González junior di anni ne ha ancora 19, e per ora scherza soltanto quando dice al padre che presto supererà la sua popolarità, ma gli esordi dirompenti in maglia blaugrana fanno pensare che, ridendo e scherzando, Nico le carte in regola per diventare la stella più brillante dell’albero genealogico le abbia tutte. 

Chi l’avrebbe mai detto che sarebbe arrivato a tutto questo e così presto? Di certo non lui, che a calcio non voleva giocarci proprio. Da piccolissimo si rifiutava persino di tirare calci al pallone, e quando a sette anni lo trascinarono al primo allenamento fu impossibile farlo smettere di piangere. “Alla fine l’unica cosa che mi convinceva ad andare era che ci fossero i miei amici nella squadra”.

Indispensabile

Il tempo è filato svelto e i fatti, oggi, sono davanti a tutti. Il classe 2002 ha esordito in prima squadra già alla prima di campionato e alla terza è arrivato il suo debutto da titolare. Da lì in poi, ha saltato solo due partite, una delle quali per infortunio, mentre le restanti 10 le ha giocate tutte dall’inizio. In mezzo, un cambio di allenatore, ma il galiziano è rimasto imprescindibile anche per Xavi, che l’ha subito visto come una pedina fondamentale per il calcio che vuole proporre.

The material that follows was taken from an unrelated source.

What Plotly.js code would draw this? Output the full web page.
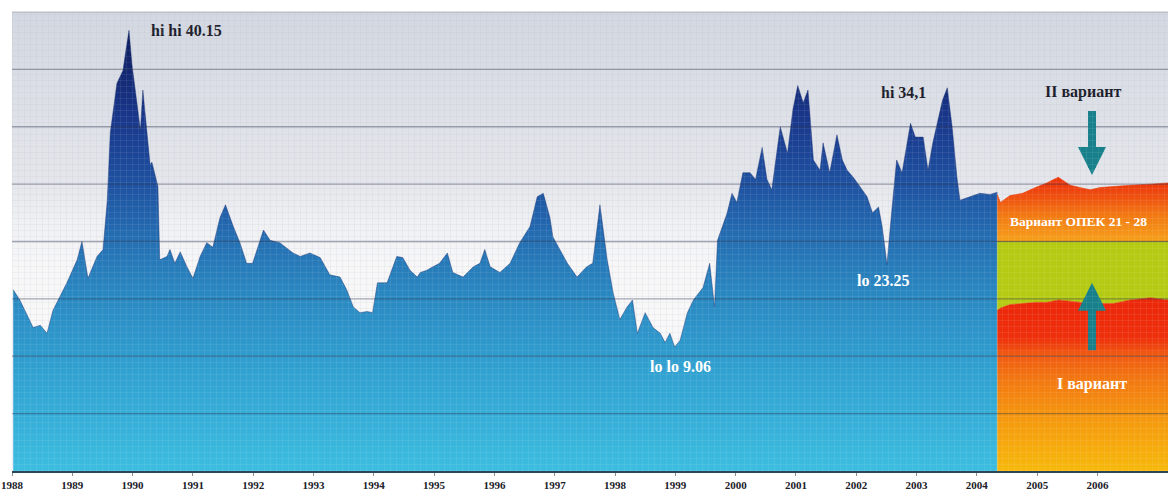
<!DOCTYPE html>
<html>
<head>
<meta charset="utf-8">
<script src="https://cdn.plot.ly/plotly-3.0.1.min.js"></script>
<style>
  html, body { margin: 0; padding: 0; background: #ffffff; }
  #wrap { position: relative; width: 1170px; height: 499px; overflow: hidden; }
  #bg {
    position: absolute; left: 12px; top: 12px; width: 1156px; height: 459px;
    background-image:
      repeating-linear-gradient(0deg, rgba(110,120,140,0.08) 0 1px, transparent 1px 6px),
      repeating-linear-gradient(90deg, rgba(110,120,140,0.08) 0 1px, transparent 1px 6px),
      linear-gradient(180deg, #d3d7e1 0%, #dfe2e8 25%, #e4e6eb 37%, #eff0f3 45%, #f7f7f8 55%, #fbfbfc 100%);
  }
  #chart { position: absolute; left: 0; top: 0; width: 1170px; height: 499px; }
  #tex {
    position: absolute; left: 12px; top: 12px; width: 1156px; height: 459px; pointer-events: none;
    background-image:
      repeating-linear-gradient(0deg, rgba(255,255,255,0.07) 0 1px, transparent 1px 6px),
      repeating-linear-gradient(90deg, rgba(255,255,255,0.07) 0 1px, transparent 1px 6px);
  }
</style>
</head>
<body>
<div id="wrap">
  <div id="bg"></div>
  <div id="chart"></div>
  <div id="tex"></div>
</div>
<script>
// ---- Historical series (decimal year, price) ----
const histYears = [
  1988.02,1988.13,1988.35,1988.47,1988.58,1988.68,1988.91,1989.08,1989.16,1989.26,1989.41,1989.51,
  1989.58,1989.63,1989.74,1989.84,1989.89,1989.94,1989.99,1990.08,1990.13,1990.17,1990.24,1990.29,1990.32,1990.42,
  1990.45,1990.57,1990.62,1990.70,1990.79,1990.90,1991.00,1991.12,1991.23,1991.33,1991.45,1991.54,1991.67,1991.78,1991.89,1991.99,
  1992.17,1992.28,1992.44,1992.57,1992.66,1992.78,1992.94,1993.11,1993.27,1993.44,1993.55,1993.66,1993.77,1993.89,1993.98,1994.06,
  1994.22,1994.38,1994.48,1994.60,1994.72,1994.77,1994.88,1994.98,1995.09,1995.22,1995.31,1995.48,1995.65,1995.76,1995.84,1995.93,1996.09,
  1996.26,1996.42,1996.59,1996.71,1996.81,1996.92,1996.97,1997.08,1997.21,1997.37,1997.53,1997.63,1997.75,1997.87,1997.97,1998.08,1998.20,
  1998.29,1998.37,1998.50,1998.63,1998.75,1998.83,1998.91,1998.99,1999.08,1999.20,1999.30,1999.46,1999.57,1999.65,1999.70,1999.86,1999.94,2000.02,2000.12,2000.24,
  2000.33,2000.44,2000.52,2000.60,2000.74,2000.86,2000.95,2001.03,2001.12,2001.20,2001.29,2001.40,2001.45,2001.56,2001.68,2001.77,2001.85,2001.95,2002.06,2002.18,2002.27,
  2002.37,2002.43,2002.51,2002.59,2002.67,2002.76,2002.90,2002.98,2003.11,2003.19,2003.27,2003.43,2003.51,2003.59,2003.67,2003.72,2003.89,2004.05,2004.22,2004.34
];
const histPrices = [
  15.8,14.9,12.5,12.7,12.0,14.0,16.4,18.4,20.0,16.8,18.7,19.3,
  23.6,29.5,33.8,34.9,36.7,38.4,35.4,31.5,29.7,33.2,29.5,26.7,26.9,24.8,
  18.4,18.7,19.3,18.1,19.1,17.8,16.8,18.7,19.9,19.5,22.1,23.2,21.3,19.9,18.1,18.1,
  21.0,20.1,19.9,19.4,19.0,18.7,19.0,18.6,17.1,16.9,15.8,14.3,13.8,13.9,13.8,16.4,
  16.4,18.7,18.6,17.5,16.9,17.3,17.5,17.8,18.1,19.0,17.3,16.9,17.8,18.1,19.3,17.8,17.3,
  18.1,19.9,21.3,23.9,24.2,22.1,20.4,19.3,18.1,16.9,17.8,18.1,23.2,18.4,15.5,13.2,14.3,
  14.9,12.0,13.8,12.5,12.0,11.2,12.0,10.8,11.4,13.8,14.9,16.0,18.1,14.3,20.1,22.5,24.2,23.4,26.0,26.0,
  25.4,28.2,25.4,24.5,30.0,27.7,31.5,33.6,32.1,33.2,27.1,26.2,28.6,26.0,29.3,27.1,26.2,25.6,24.8,23.9,22.5,
  23.0,21.3,18.0,22.7,27.1,26.0,30.3,29.1,29.1,26.2,28.6,32.3,33.4,30.0,25.6,23.6,23.9,24.2,24.1,24.3
];

// ---- Forecast ----
const fcYears    = [2004.34,2004.39,2004.55,2004.76,2004.97,2005.16,2005.35,2005.55,2005.71,2005.88,2006.04,2006.26,2006.54,2006.88,2007.17];
const fcVariant1 = [14.0,14.2,14.5,14.6,14.7,14.7,14.9,14.8,14.7,14.6,14.6,14.6,14.9,15.1,14.9];
const fcOpecLow  = [20,20,20,20,20,20,20,20,20,20,20,20,20,20,20];
const fcVariant2 = [24.1,23.4,24.0,24.2,24.7,25.1,25.6,24.9,24.7,24.5,24.7,24.8,24.9,25.0,25.1];

// ---- Axis ----
const tickYears = [1988,1989,1990,1991,1992,1993,1994,1995,1996,1997,1998,1999,2000,2001,2002,2003,2004,2005,2006];
const tickLabels = tickYears.map(String);
const gridValues = [5,10,15,20,25,30,35];

const serif = "Liberation Serif, DejaVu Serif, serif";

const traces = [
  {
    x: histYears, y: histPrices, type: 'scatter', mode: 'lines', fill: 'tozeroy',
    line: { width: 0.8, color: 'rgba(22,45,110,0.55)' },
    fillgradient: {
      type: 'vertical', start: 0, stop: 38.4,
      colorscale: [[0,'#3cbde0'],[0.25,'#309ecf'],[0.4,'#2a88c1'],[0.52,'#2570b3'],[0.65,'#1f52a1'],[0.8,'#19378b'],[1,'#0e1b5c']]
    },
    hoverinfo: 'skip'
  },
  {
    x: fcYears, y: fcVariant1, type: 'scatter', mode: 'lines', fill: 'tozeroy',
    line: { width: 0.6, color: '#e8300c' },
    fillgradient: {
      type: 'vertical', start: 0, stop: 14.5,
      colorscale: [[0,'#f6b90c'],[0.3,'#f59a0e'],[0.55,'#f27812'],[0.7,'#f05a12'],[0.8,'#ee300c'],[1,'#ec280a']]
    },
    hoverinfo: 'skip'
  },
  {
    x: fcYears, y: fcOpecLow, type: 'scatter', mode: 'lines', fill: 'tonexty',
    line: { width: 1, color: 'rgba(120,120,20,0.6)' },
    fillcolor: '#b5ca12',
    hoverinfo: 'skip'
  },
  {
    x: fcYears, y: fcVariant2, type: 'scatter', mode: 'lines', fill: 'tonexty',
    line: { width: 0.6, color: '#ea3a0c' },
    fillgradient: {
      type: 'vertical', start: 20, stop: 25,
      colorscale: [[0,'#f6a01a'],[0.45,'#f27a14'],[0.75,'#ef5410'],[1,'#ec380c']]
    },
    hoverinfo: 'skip'
  }
];

const shapes = gridValues.map(v => ({
  type: 'line', xref: 'paper', yref: 'y', x0: 0, x1: 1, y0: v, y1: v,
  layer: 'above', line: { color: 'rgba(45,55,80,0.42)', width: 1.4 }
}));
shapes.push({ type: 'line', xref: 'paper', yref: 'paper', x0: 0, x1: 1, y0: 1, y1: 1,
  layer: 'above', line: { color: 'rgba(120,125,140,0.5)', width: 1 } });

const annFont = (c, s) => ({ family: serif, size: s || 16, color: c, weight: 'bold' });
const annotations = [
  { x: 1990.90, y: 38.4, xref: 'x', yref: 'y', text: 'hi hi 40.15', showarrow: false, font: annFont('#1c1c2a') },
  { x: 2002.78, y: 33.0, xref: 'x', yref: 'y', text: 'hi 34,1', showarrow: false, font: annFont('#1c1c2a') },
  { x: 2002.44, y: 16.6, xref: 'x', yref: 'y', text: 'lo 23.25', showarrow: false, font: annFont('#ffffff') },
  { x: 1999.09, y: 9.15, xref: 'x', yref: 'y', text: 'lo lo 9.06', showarrow: false, font: annFont('#ffffff') },
  { x: 2005.76, y: 33.0, xref: 'x', yref: 'y', text: 'II вариант', showarrow: false, font: annFont('#1c1c2a') },
  { x: 2004.52, y: 21.7, xref: 'x', yref: 'y', text: 'Вариант ОПЕК 21 - 28', showarrow: false, xanchor: 'left', font: annFont('#ffffff', 13.5) },
  { x: 2005.91, y: 7.6, xref: 'x', yref: 'y', text: 'I вариант', showarrow: false, font: annFont('#ffffff') },
  // down arrow (II вариант)
  { x: 2005.91, y: 25.8, xref: 'x', yref: 'y', ax: 2005.91, ay: 31.5, axref: 'x', ayref: 'y', text: '',
    showarrow: true, arrowhead: 2, arrowsize: 0.7, arrowwidth: 8, arrowcolor: '#17808a' },
  // up arrow (I вариант)
  { x: 2005.91, y: 16.4, xref: 'x', yref: 'y', ax: 2005.91, ay: 10.4, axref: 'x', ayref: 'y', text: '',
    showarrow: true, arrowhead: 2, arrowsize: 0.7, arrowwidth: 8, arrowcolor: '#17808a' }
];

const layout = {
  width: 1170, height: 499,
  margin: { l: 12, r: 2, t: 12, b: 28 },
  paper_bgcolor: 'rgba(0,0,0,0)', plot_bgcolor: 'rgba(0,0,0,0)',
  showlegend: false,
  xaxis: {
    range: [1988, 2007.17], tickvals: tickYears, ticktext: tickLabels,
    showgrid: false, zeroline: false, showline: true, linecolor: '#2c4656', linewidth: 1.5,
    ticks: 'outside', ticklen: 3, tickcolor: '#8a9098',
    tickfont: { family: serif, size: 11, color: '#202028', weight: 'bold' }, fixedrange: true
  },
  yaxis: {
    range: [0, 40], showgrid: false, zeroline: false, showticklabels: false, ticks: '', fixedrange: true
  },
  shapes: shapes,
  annotations: annotations
};

Plotly.newPlot('chart', traces, layout, { displayModeBar: false, staticPlot: true });
</script>
</body>
</html>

Busquets del futuro, tuttofare del presente

“Tu vorresti un Iniesta, ma tuo figlio è un Busquets”, ha detto un suo ex allenatore al padre. Ed effettivamente Nico sembra proprio uscito dallo stampino del classico pivote blaugrana. Arrivato alla Masia a 11 anni, mentre rifiutava i corteggiamenti del Real Madrid studiava proprio Busi, che considera tutt’oggi il riferimento numero uno nel suo ruolo. Inutile dirlo, quando è subentrato proprio a Busquets per esordire nella prima squadra la sensazione era quella di un passaggio di testimone simbolico.

Cresciuto nella stessa, fortunata annata di Ansu Fati, Eric Garcia e Take Kubo, Nico si forma, appunto, come mediano difensivo. Cresce tanto in altezza nelle giovanili (oggi sfiora il metro e 90), ma è soprattutto al contatto con il professionismo che il suo fisico inizia a lievitare, tanto da portarlo a provare nuovi ruoli. Oggi a centrocampo può fare tutto e Xavi lo sta forgiando come una mezzala tuttofare, che possa condurre il pallone ma anche gettarsi in area in area quando ce l’hanno gli altri. Non è una sorpresa, ormai, vederlo primeggiare nella maggior parte delle statistiche a fine partita e, al momento, è inimmaginabile vederlo fuori dall'undici. 

Papà Fran, che la competitività dello sportivo non l’ha persa, si morde ancora la lingua quando il giovane González gli dice di essere già il migliore della famiglia. Che non significa non esserne orgoglioso: a Nico ha anche chiesto la maglia del suo debutto, quello contro la Real Sociedad. Lui, però, ha rifiutato. La voleva per sé, per incorniciarla e appenderla nella casa dove vive già solo. Forse, anche per ricordarsi che lui è “Nico”, e non il ‘Figlio di Fran’. Presto se ne accorgerà anche il papà.